Asked if he thought Christian views were incompatible with an acceptance of homosexuality he said: ‘I think Christians should be tolerant and welcoming and broad minded.’
Pointing out that he also went to church, he added: ‘This matter was decided by a court in the appropriate way and I think we should rest with the judgement that was made.’
Taken at face value, the Prime Minister seems to believe that expressing the view that homosexual acts are immoral is now unacceptable, even for Christians.
This view is consistent with his sacking of Tory candidate Philip Lardner last year for stating on his website that he believed homosexual acts were ‘not normal behaviour’, a view held by a significant section of the British population.

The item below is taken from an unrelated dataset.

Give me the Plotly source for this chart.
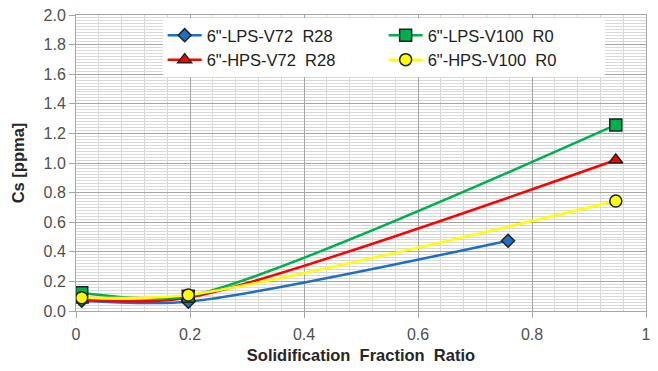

Tory MP Chris Grayling’s comments about Christians offering ‘bed and breakfast’ being justified in denying double beds to gay couples staying in their homes almost certainly cost him a cabinet post.
Theresa May managed to hold on as Equality Minister after the election, despite over 75,000 people joining a Facebook group asking for her to be sacked on the basis of her past ‘homophobic’ voting record, but only because she said her views on homosexuality had now changed.
It seems that it is no longer acceptable in the Tory party to express the view that homosexual acts are in any way unnatural or immoral. But in fact the orthodox Christian position, upheld by the Bible itself, is that they are both. (I discuss the matter of 'homophobia' elsewhere)
The fact that at least one of these incidents predated the formation of the coalition government suggests that David Cameron is personally committed to his views, and does not hold them simply in order to appease the Liberal Democrats.
But he is advocating a very strange form of tolerance.
Voltaire, the French philosopher, satirist, the embodiment of the 18th-century Enlightenment, is remembered as a crusader against tyranny and bigotry.
His teaching on tolerance is summed up by the quote, ‘I may disagree with what you have to say, but I shall defend to the death your right to say it.’
David Cameron uses the word ‘tolerance’ but seems not to believe in the same sort of tolerance as Voltaire. When the Prime Minister says that Christians should be tolerant, he means that they should not express beliefs with which people like himself disagree.
By contrast, Voltaire sought to defend the right of his opponents to express views he strongly disagreed with, and saw this freedom as a bulwark against tyranny and bigotry.
David Cameron also seems to approve of teaching that homosexual acts are not immoral.
Here he finds himself disagreeing not with Voltaire but with Jesus Christ himself. In speaking to the church of Thyatira in Revelation 2:18-29, Jesus, after commending them for their ‘deeds, love and faith, service and perseverance’ goes on to say: ‘Nevertheless, I have this against you: You tolerate that woman Jezebel, who calls herself a prophet. By her teaching she misleads my servants into sexual immorality…’.
It seems that this is exactly what David Cameron is doing. But it is not a form of tolerance of which Jesus Christ himself approved.
Christian teaching is very clear that all sex outside the context of marriage (a lifelong, covenant relationship between a man and a woman) is morally wrong.
There are of course many sins other than sexual sins. But Christians should be free to believe and teach what the Bible itself teaches, without being castigated by a churchgoing Prime Minister for doing so.
David Cameron, by his comments yesterday about homosexuality, demonstrates that he does not understand what true tolerance actually is.